Settimana scorsa, al porto di Livorno, la Guardia di Finanza e l’Agenzia delle Dogane e dei Monopoli hanno sequestrato 134 automobili Fiat Topolino, la “minicar” elettrica omologata per essere guidata con il solo patentino e presentata di recente dal gruppo automobilistico Stellantis.
Secondo quanto riportato dal quotidiano livornese Il Tirreno, il motivo del sequestro è un adesivo con un sottile tricolore italiano sul fianco delle vetture, che potrebbe indurre a pensare che l’auto sia prodotta in Italia. In realtà, la Fiat Topolino è prodotta in Marocco e il carico era arrivato a Livorno dal paese nordafricano su una nave merci per essere poi distribuito in varie concessionarie.
Un omaggio al passato o una costosa Citroën Ami?
La denominazione Topolino è stata ripescata per la Fiat più piccola di sempre, derivata dalla Citroën Ami, il quadriciclo leggero più venduto in Italia, guidabile anche dai quattordicenni con il patentino per i motorini. La Topolino, che sui social media era stata lodata come un omaggio al passato, alla Dolce Vita e all’eleganza italiana, si è rivelata una costosa versione della Citroën Ami.
La Legge del 2003 e l’indagine della Procura
Il sequestro è stato giustificato con la legge finanziaria del dicembre del 2003. Il comma 49 dell’articolo 4 di quella legge stabilisce che è un reato mettere in commercio «prodotti e merci non originari dall’Italia» con la stampigliatura del made in Italy o con simboli che possano «indurre il consumatore a ritenere che il prodotto o la merce sia di origine italiana».
La procura di Livorno ha aperto un’indagine per il reato di vendita di prodotti industriali con segni mendaci (art. 517 del codice penale), coinvolgendo anche un dirigente di Stellantis. L’ipotesi è che il tricolore sul fianco delle Fiat Topolino sia ingannevole e che Stellantis stia cercando di sfruttare un marchio di “italianità” senza averne diritto, suggerendo ai consumatori che la macchina sia prodotta in Italia.
Stellantis: legami con l’Italia e produzione all’estero
Stellantis è una grande multinazionale con sede nei Paesi Bassi, nata nel 2021 dalla fusione dei gruppi FCA (Fiat, Chrysler e Jeep) e PSA (che comprende Peugeot, Citroën e Opel). In Italia, Stellantis è considerata l’erede della storica Fiat, fondata a Torino. Nonostante i legami con l’Italia, Stellantis sta gradualmente spostando gran parte della sua produzione all’estero.
In una nota, Stellantis ha dichiarato che toglierà gli adesivi con il tricolore italiano, spiegando di averli usati per «indicare l’origine imprenditoriale del prodotto», dato che le Topolino sono un modello storico di Fiat, ideato a Torino.

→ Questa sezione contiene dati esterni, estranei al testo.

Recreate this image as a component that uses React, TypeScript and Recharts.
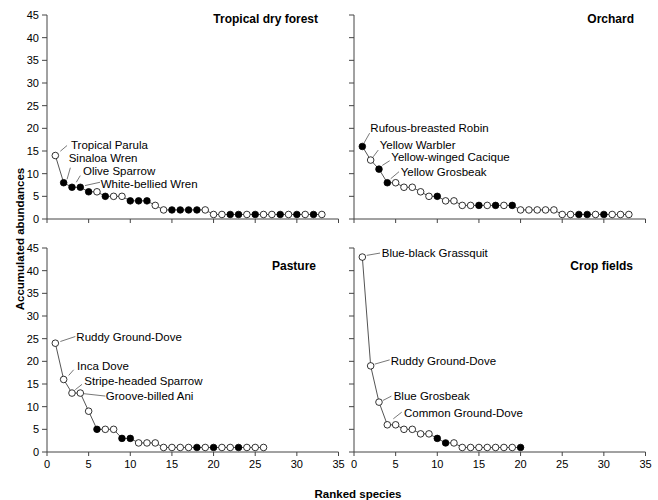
import { LineChart, Line, XAxis, YAxis } from 'recharts';

// accumulated abundances by rank, plus whether the marker is filled
const tdfValues = [14, 8, 7, 7, 6, 6, 5, 5, 5, 4, 4, 4, 3, 2, 2, 2, 2, 2, 2, 1, 1, 1, 1, 1, 1, 1, 1, 1, 1, 1, 1, 1, 1];
const tdfFilled = [0, 1, 1, 1, 1, 0, 1, 0, 0, 1, 1, 1, 0, 0, 1, 1, 1, 1, 0, 0, 0, 1, 1, 0, 1, 0, 0, 1, 0, 1, 0, 1, 0];

const orchardValues = [16, 13, 11, 8, 8, 7, 7, 6, 5, 5, 4, 4, 3, 3, 3, 3, 3, 3, 3, 2, 2, 2, 2, 2, 1, 1, 1, 1, 1, 1, 1, 1, 1];
const orchardFilled = [1, 0, 1, 1, 0, 0, 0, 0, 0, 1, 0, 0, 0, 0, 1, 0, 1, 0, 1, 0, 0, 0, 0, 0, 0, 0, 1, 1, 0, 1, 0, 0, 0];

const pastureValues = [24, 16, 13, 13, 9, 5, 5, 5, 3, 3, 2, 2, 2, 1, 1, 1, 1, 1, 1, 1, 1, 1, 1, 1, 1, 1];
const pastureFilled = [0, 0, 0, 0, 0, 1, 0, 0, 1, 1, 0, 0, 0, 0, 0, 0, 0, 1, 0, 1, 0, 0, 1, 0, 0, 0];

const cropValues = [43, 19, 11, 6, 6, 5, 5, 4, 4, 3, 2, 2, 1, 1, 1, 1, 1, 1, 1, 1];
const cropFilled = [0, 0, 0, 0, 0, 0, 0, 0, 0, 1, 1, 0, 0, 0, 0, 0, 0, 0, 0, 1];

const xTicks = [0, 5, 10, 15, 20, 25, 30, 35];
const yTicks = [0, 5, 10, 15, 20, 25, 30, 35, 40, 45];

const tdfLabels = ['Tropical Parula', 'Sinaloa Wren', 'Olive Sparrow', 'White-bellied Wren'];
const orchardLabels = ['Rufous-breasted Robin', 'Yellow Warbler', 'Yellow-winged Cacique', 'Yellow Grosbeak'];
const pastureLabels = ['Ruddy Ground-Dove', 'Inca Dove', 'Stripe-headed Sparrow', 'Groove-billed Ani'];
const cropLabels = ['Blue-black Grassquit', 'Ruddy Ground-Dove', 'Blue Grosbeak', 'Common Ground-Dove'];

// leader line / text offsets from the point: [lx1, ly1, lx2, ly2, tx, ty]
const tdfOffsets = [
  [5, -4.3, 11.7, -10, 15.7, -11],
  [3.4, -3.4, 6.7, -15, 5, -25],
  [4.3, -5, 8.3, -11.7, 11, -16.7],
  [4.7, -1.7, 19.7, -5, 20.4, -3.4],
];
const orchardOffsets = [
  [1.6, -3.3, 7.3, -13.3, 8, -18.3],
  [2.6, -3.3, 7.6, -10, 9, -15],
  [3.3, -3.7, 10.7, -8.4, 12.3, -11.7],
  [3.4, -4, 11.7, -11, 13.4, -11],
];
const pastureOffsets = [
  [5, -1.7, 20, -6.7, 21, -6.7],
  [5, -4, 10, -9.7, 13.4, -13],
  [3.3, -3.4, 10, -8.7, 12.3, -12],
  [3.3, 0.6, 25, 3, 25.5, 3],
];
const cropOffsets = [
  [4.4, -1.7, 17.7, -4, 19.4, -4],
  [4, -1.7, 19, -6, 20, -5.3],
  [4, -1.7, 12.4, -6, 14.7, -6],
  [6, -6, 14.4, -12.6, 16.7, -12],
];

const FONT = '"Liberation Sans", Arial, sans-serif';
const AXIS = '#444';

function buildData(values: number[], filled: number[]) {
  return values.map((v, i) => ({ rank: i + 1, value: v, filled: filled[i] === 1 }));
}

interface PanelProps {
  values: number[];
  filled: number[];
  labels: string[];
  offsets: number[][];
  title: string;
  left: number;
  top: number;
  width: number;
  height: number;
  margin: { top: number; right: number; bottom: number; left: number };
  yWidth: number;
  xHeight: number;
  showX: boolean;
  showY: boolean;
  titleRight: number;
  titleTop: number;
}

function Panel(p: PanelProps) {
  const data = buildData(p.values, p.filled);

  const renderDot = (props: any) => {
    const { cx, cy, index, payload } = props;
    const o = index < p.labels.length ? p.offsets[index] : null;
    return (
      <g key={`dot-${index}`}>
        <circle
          cx={cx}
          cy={cy}
          r={3.3}
          fill={payload.filled ? '#000' : '#fff'}
          stroke="#000"
          strokeWidth={0.8}
        />
        {o && (
          <g>
            <line x1={cx + o[0]} y1={cy + o[1]} x2={cx + o[2]} y2={cy + o[3]} stroke="#555" strokeWidth={0.8} />
            <text x={cx + o[4]} y={cy + o[5]} dy="0.35em" fontSize={11.5} fontFamily={FONT} fill="#000">
              {p.labels[index]}
            </text>
          </g>
        )}
      </g>
    );
  };

  return (
    <div style={{ position: 'absolute', left: p.left, top: p.top, width: p.width, height: p.height }}>
      <LineChart width={p.width} height={p.height} data={data} margin={p.margin}>
        <XAxis
          type="number"
          dataKey="rank"
          domain={[0, 35]}
          ticks={xTicks}
          height={p.xHeight}
          stroke={AXIS}
          tickSize={4}
          tickMargin={4}
          tick={{ fontSize: 11, fill: '#000', fontFamily: FONT }}
          tickFormatter={(v) => (p.showX ? `${v}` : '')}
        />
        <YAxis
          type="number"
          domain={[0, 45]}
          ticks={yTicks}
          width={p.yWidth}
          stroke={AXIS}
          tickSize={5}
          tickMargin={3}
          tick={{ fontSize: 11, fill: '#000', fontFamily: FONT }}
          tickFormatter={(v) => (p.showY ? `${v}` : '')}
        />
        <Line
          type="linear"
          dataKey="value"
          stroke="#555"
          strokeWidth={1}
          dot={renderDot}
          activeDot={false}
          isAnimationActive={false}
        />
      </LineChart>
      <div
        style={{
          position: 'absolute',
          right: p.width - p.titleRight,
          top: p.titleTop - 8,
          fontFamily: FONT,
          fontWeight: 'bold',
          fontSize: 12,
          whiteSpace: 'nowrap',
        }}
      >
        {p.title}
      </div>
    </div>
  );
}

export default function App() {
  const topMargin = { top: 15, right: 6.5, bottom: 0, left: 17 };
  const rightMarginTop = { top: 15, right: 12.5, bottom: 0, left: 0 };
  return (
    <div style={{ position: 'absolute', left: 0, top: 0, width: 658, height: 500, background: '#fff' }}>
      <Panel
        values={tdfValues}
        filled={tdfFilled}
        labels={tdfLabels}
        offsets={tdfOffsets}
        title="Tropical dry forest"
        left={0}
        top={0}
        width={345}
        height={229}
        margin={topMargin}
        yWidth={30}
        xHeight={10}
        showX={false}
        showY={true}
        titleRight={318}
        titleTop={20}
      />
      <Panel
        values={orchardValues}
        filled={orchardFilled}
        labels={orchardLabels}
        offsets={orchardOffsets}
        title="Orchard"
        left={330}
        top={0}
        width={328}
        height={229}
        margin={rightMarginTop}
        yWidth={24}
        xHeight={10}
        showX={false}
        showY={false}
        titleRight={304}
        titleTop={20}
      />
      <Panel
        values={pastureValues}
        filled={pastureFilled}
        labels={pastureLabels}
        offsets={pastureOffsets}
        title="Pasture"
        left={0}
        top={233}
        width={345}
        height={241}
        margin={{ top: 15, right: 6.5, bottom: 0, left: 17 }}
        yWidth={30}
        xHeight={22}
        showX={true}
        showY={true}
        titleRight={316}
        titleTop={34}
      />
      <Panel
        values={cropValues}
        filled={cropFilled}
        labels={cropLabels}
        offsets={cropOffsets}
        title="Crop fields"
        left={330}
        top={233}
        width={328}
        height={241}
        margin={{ top: 15, right: 12.5, bottom: 0, left: 0 }}
        yWidth={24}
        xHeight={22}
        showX={true}
        showY={false}
        titleRight={303}
        titleTop={34}
      />
      <div
        style={{
          position: 'absolute',
          left: 20,
          top: 239,
          transform: 'translate(-50%, -50%) rotate(-90deg)',
          fontFamily: FONT,
          fontWeight: 'bold',
          fontSize: 11.5,
          whiteSpace: 'nowrap',
        }}
      >
        Accumulated abundances
      </div>
      <div
        style={{
          position: 'absolute',
          left: 358,
          top: 494,
          transform: 'translate(-50%, -50%)',
          fontFamily: FONT,
          fontWeight: 'bold',
          fontSize: 11.5,
          whiteSpace: 'nowrap',
        }}
      >
        Ranked species
      </div>
    </div>
  );
}
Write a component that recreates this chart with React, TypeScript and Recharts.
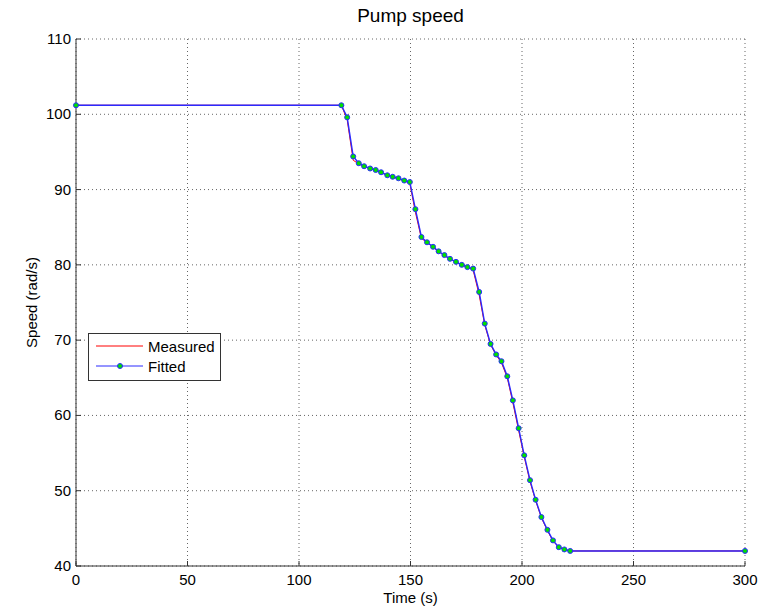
import { LineChart, Line, XAxis, YAxis, CartesianGrid } from "recharts";

const fittedTime = [
  0, 119, 121.6, 124.3, 126.8, 129.2, 131.9, 134.4, 136.8, 139.6, 142, 144.6, 147.2, 149.7,
  152.2, 154.9, 157.4, 160.1, 162.6, 165.2, 167.7, 170.4, 173, 175.5, 178.1, 180.8, 183.3,
  185.9, 188.4, 190.8, 193.4, 195.9, 198.5, 201, 203.6, 206.1, 208.7, 211.4, 213.9, 216.5,
  219, 221.6, 300,
];
const fittedSpeed = [
  101.2, 101.2, 99.6, 94.4, 93.5, 93.1, 92.8, 92.6, 92.3, 91.9, 91.7, 91.5, 91.2, 91.0, 87.4,
  83.7, 83.0, 82.4, 81.8, 81.3, 80.8, 80.4, 80.0, 79.7, 79.5, 76.4, 72.2, 69.5, 68.1, 67.2,
  65.2, 62.0, 58.3, 54.7, 51.4, 48.8, 46.5, 44.8, 43.4, 42.5, 42.2, 42.0, 42.0,
];
const measuredSpeed = [
  101.2, 101.2, 99.3, 93.9, 93.4, 93.1, 92.8, 92.5, 92.3, 91.9, 91.7, 91.4, 91.2, 90.8, 87.0,
  83.5, 83.0, 82.3, 81.8, 81.2, 80.8, 80.4, 80.0, 79.7, 79.3, 76.0, 72.0, 69.4, 68.0, 67.0,
  65.0, 61.7, 58.0, 54.5, 51.2, 48.7, 46.4, 44.7, 43.3, 42.5, 42.2, 42.0, 42.0,
];
const xTicks = [0, 50, 100, 150, 200, 250, 300];
const yTicks = [40, 50, 60, 70, 80, 90, 100, 110];

const FONT = "'Liberation Sans', Arial, sans-serif";

const fitted = fittedTime.map((t, i) => ({ t, v: fittedSpeed[i] }));
const measured = fittedTime.map((t, i) => ({ t, v: measuredSpeed[i] }));

function XTick(props: any) {
  const { x, y, payload } = props;
  return (
    <g>
      <line x1={x} y1={y} x2={x} y2={y - 5} stroke="#333" />
      <text x={x} y={y + 19} textAnchor="middle" fontSize={15} fontFamily={FONT} fill="#000">
        {payload.value}
      </text>
    </g>
  );
}

function YTick(props: any) {
  const { x, y, payload } = props;
  return (
    <g>
      <line x1={x} y1={y} x2={x + 5} y2={y} stroke="#333" />
      <text x={x - 5} y={y + 5} textAnchor="end" fontSize={15} fontFamily={FONT} fill="#000">
        {payload.value}
      </text>
    </g>
  );
}

function LegendBox() {
  return (
    <svg width={133} height={48} style={{ display: "block" }}>
      <rect x={0.5} y={0.5} width={132} height={47} fill="#fff" stroke="#333" />
      <line x1={8} y1={13} x2={55} y2={13} stroke="#ff0000" />
      <text x={60} y={19} fontSize={15} fontFamily={FONT} fill="#000">Measured</text>
      <line x1={8} y1={33} x2={55} y2={33} stroke="#2a2aff" />
      <circle cx={32} cy={33} r={2.5} fill="#00e000" stroke="#2a2aff" />
      <text x={60} y={39} fontSize={15} fontFamily={FONT} fill="#000">Fitted</text>
    </svg>
  );
}

export default function App() {
  return (
    <div style={{ position: "relative", width: 772, height: 608, background: "#fff" }}>
      <style>{"body{margin:0}"}</style>
      <div
        style={{
          position: "absolute",
          top: 4,
          left: 76,
          width: 669,
          textAlign: "center",
          fontFamily: FONT,
          fontSize: 19,
          lineHeight: "24px",
        }}
      >
        Pump speed
      </div>
      <LineChart width={772} height={608} margin={{ top: 39, right: 27, left: 0, bottom: 0 }}>
        <CartesianGrid stroke="#666" strokeDasharray="1 3" horizontalValues={yTicks} verticalValues={xTicks} />
        <XAxis
          dataKey="t"
          type="number"
          domain={[0, 300]}
          ticks={xTicks}
          height={42}
          tickSize={0}
          tickMargin={0}
          tick={<XTick />}
          stroke="#333"
          label={{
            content: (p: any) => {
              const vb = p.viewBox;
              return (
                <text x={vb.x + vb.width / 2} y={603} textAnchor="middle" fontSize={15} fontFamily={FONT}>
                  Time (s)
                </text>
              );
            },
          }}
        />
        <YAxis
          type="number"
          domain={[40, 110]}
          ticks={yTicks}
          width={76}
          tickSize={0}
          tickMargin={0}
          tick={<YTick />}
          stroke="#333"
          label={{
            content: (p: any) => {
              const vb = p.viewBox;
              const cy = vb.y + vb.height / 2;
              return (
                <text
                  x={37}
                  y={cy}
                  transform={`rotate(-90 37 ${cy})`}
                  textAnchor="middle"
                  fontSize={15}
                  fontFamily={FONT}
                >
                  Speed (rad/s)
                </text>
              );
            },
          }}
        />
        <Line
          data={measured}
          dataKey="v"
          name="Measured"
          stroke="#ff0000"
          strokeWidth={1}
          dot={false}
          isAnimationActive={false}
        />
        <Line
          data={fitted}
          dataKey="v"
          name="Fitted"
          stroke="#2a2aff"
          strokeWidth={1.4}
          dot={{ r: 2.5, fill: "#00e000", stroke: "#2a2aff", strokeWidth: 1 }}
          isAnimationActive={false}
        />
      </LineChart>
      <div style={{ position: "absolute", left: 88, top: 333 }}>
        <LegendBox />
      </div>
    </div>
  );
}
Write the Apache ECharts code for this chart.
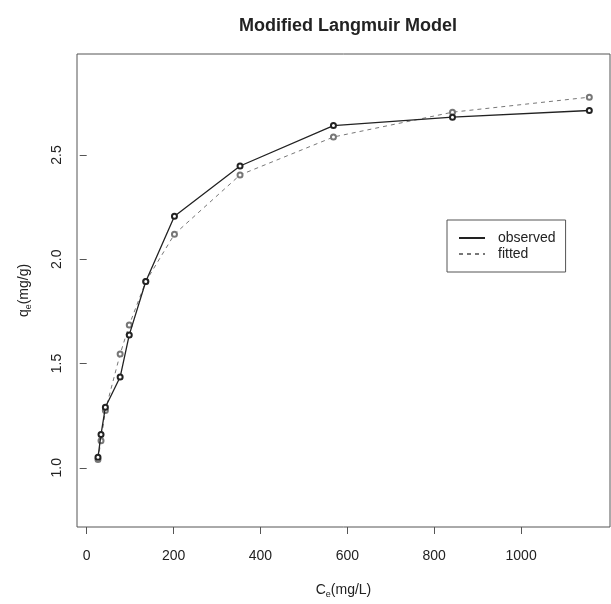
<!DOCTYPE html>
<html>
<head>
<meta charset="utf-8">
<script src="https://cdn.jsdelivr.net/npm/echarts@6/dist/echarts.min.js"></script>
<style>
  html, body { margin: 0; padding: 0; background: #fff; overflow: hidden; }
  #chart { width: 611px; height: 604px; }
</style>
</head>
<body>
<div id="chart"></div>
<script>
// equilibrium concentration Ce (mg/L)
var ceValues = [26, 33, 43, 77, 98, 136, 202, 353, 568, 842, 1157];
// observed qe (mg/g)
var observedQe = [1.05, 1.16, 1.29, 1.435, 1.637, 1.893, 2.206, 2.447, 2.641, 2.681, 2.713];
// fitted qe (mg/g)
var fittedQe = [1.04, 1.13, 1.275, 1.545, 1.685, 1.893, 2.12, 2.404, 2.586, 2.705, 2.777];
var xTicks = [0, 200, 400, 600, 800, 1000];
var yTicks = [1.0, 1.5, 2.0, 2.5];

function pairs(xs, ys) {
    var out = [];
    for (var i = 0; i < xs.length; i++) {
        out.push([xs[i], ys[i]]);
    }
    return out;
}

var fontFam = '"Liberation Sans", Arial, sans-serif';
var myChart = echarts.init(document.getElementById('chart'), null, { width: 611, height: 604 });

var option = {
    animation: false,
    backgroundColor: '#fff',
    title: {
        text: 'Modified Langmuir Model',
        left: 343,
        top: 12,
        textAlign: 'center',
        textStyle: { fontFamily: fontFam, fontSize: 18, fontWeight: 'bold', color: '#222' }
    },
    legend: {
        orient: 'vertical',
        left: 447,
        top: 220,
        padding: [11, 10, 11, 11],
        itemGap: 2,
        itemWidth: 26,
        itemHeight: 12,
        borderColor: '#555',
        borderWidth: 1,
        borderRadius: 0,
        itemStyle: { opacity: 0 },
        textStyle: { fontFamily: fontFam, fontSize: 14, lineHeight: 14, color: '#222', padding: [0, 0, 0, 8] },
        data: ['observed', 'fitted']
    },
    grid: {
        left: 77,
        right: 1,
        top: 54,
        bottom: 71,
        show: true,
        borderColor: '#555',
        borderWidth: 1
    },
    xAxis: {
        type: 'value',
        min: -22.3,
        max: 1204.6,
        name: '{n|C}{s|e}{n|(mg/L)}',
        nameLocation: 'middle',
        nameGap: 54,
        nameTextStyle: {
            rich: {
                n: { fontFamily: fontFam, fontSize: 14, color: '#222' },
                s: { fontFamily: fontFam, fontSize: 9, color: '#222', verticalAlign: 'bottom', padding: [9, 0, 0, 0] }
            }
        },
        splitLine: { show: false },
        axisLine: { show: false },
        axisTick: { show: true, inside: false, length: 7, customValues: xTicks, lineStyle: { color: '#555' } },
        axisLabel: {
            customValues: xTicks,
            margin: 22,
            fontFamily: fontFam,
            fontSize: 14,
            color: '#222',
            formatter: function (v) { return String(v); }
        }
    },
    yAxis: {
        type: 'value',
        min: 0.716,
        max: 2.984,
        name: '{n|q}{s|e}{n|(mg/g)}',
        nameLocation: 'middle',
        nameGap: 44,
        nameRotate: 90,
        nameTextStyle: {
            rich: {
                n: { fontFamily: fontFam, fontSize: 14, color: '#222' },
                s: { fontFamily: fontFam, fontSize: 9, color: '#222', verticalAlign: 'bottom', padding: [9, 0, 0, 0] }
            }
        },
        splitLine: { show: false },
        axisLine: { show: false },
        axisTick: { show: true, inside: false, length: 7, customValues: yTicks, lineStyle: { color: '#555' } },
        axisLabel: {
            customValues: yTicks,
            rotate: 90,
            margin: 13,
            fontFamily: fontFam,
            fontSize: 14,
            color: '#222',
            formatter: function (v) { return v.toFixed(1); }
        }
    },
    series: [
        {
            name: 'observed',
            type: 'line',
            data: pairs(ceValues, observedQe),
            symbol: 'emptyCircle',
            symbolSize: 5,
            showAllSymbol: true,
            z: 3,
            lineStyle: { color: '#222', width: 1.3 },
            itemStyle: { color: '#222', borderColor: '#222', borderWidth: 1 }
        },
        {
            name: 'fitted',
            type: 'line',
            data: pairs(ceValues, fittedQe),
            symbol: 'emptyCircle',
            symbolSize: 5,
            showAllSymbol: true,
            z: 2,
            lineStyle: { color: '#777', width: 1, type: [4, 4] },
            itemStyle: { color: '#777', borderColor: '#777', borderWidth: 1 }
        }
    ]
};

myChart.setOption(option);
</script>
</body>
</html>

La società ha affermato di non ritenere di aver violato alcuna legge e di aver sempre comunicato in modo trasparente che la Fiat Topolino è prodotta in Marocco.
Le controversie tra Governo e Stellantis
Il sequestro delle 134 Fiat Topolino è avvenuto dopo mesi di tensioni tra il governo italiano e Stellantis riguardo alla scelta dell’azienda di spostare la produzione fuori dall’Italia. Il governo critica questa decisione, poiché comporta una riduzione delle entrate fiscali per lo Stato e una perdita di posti di lavoro. Stellantis, invece, sostiene che la scelta è obbligata dalla mancanza di sufficienti sussidi per incentivare l’acquisto di auto elettriche in Italia.
Il governo ha anche criticato il modo in cui vengono promosse automobili di marchi storicamente italiani come Fiat e Alfa Romeo, sostenendo che Stellantis dovrebbe smettere di associarle all’Italia se non vengono prodotte nel Paese. Ad esempio, ad aprile, il ministro delle Imprese e del Made in Italy, Adolfo Urso, ha contestato l’uso del nome “Milano” per un modello Alfa Romeo prodotto in Polonia, portando l’azienda a rinominare l’auto come Alfa Romeo “Junior”.
Il sequestro delle Fiat Topolino sembra rientrare in un quadro di controversie più ampio tra Stellantis e il governo italiano. Tuttavia, l’Agenzia delle Dogane è controllata dal ministero dell’Economia e, in questo caso, nessun esponente del governo si è mosso pubblicamente. Le motivazioni del sequestro sono comunque simili a quelle sollevate dal ministro Urso sull’Alfa Romeo Milano (poi ribattezzata “Junior”) richiamando la stessa legge del 2003, che però in quel caso non si applicava.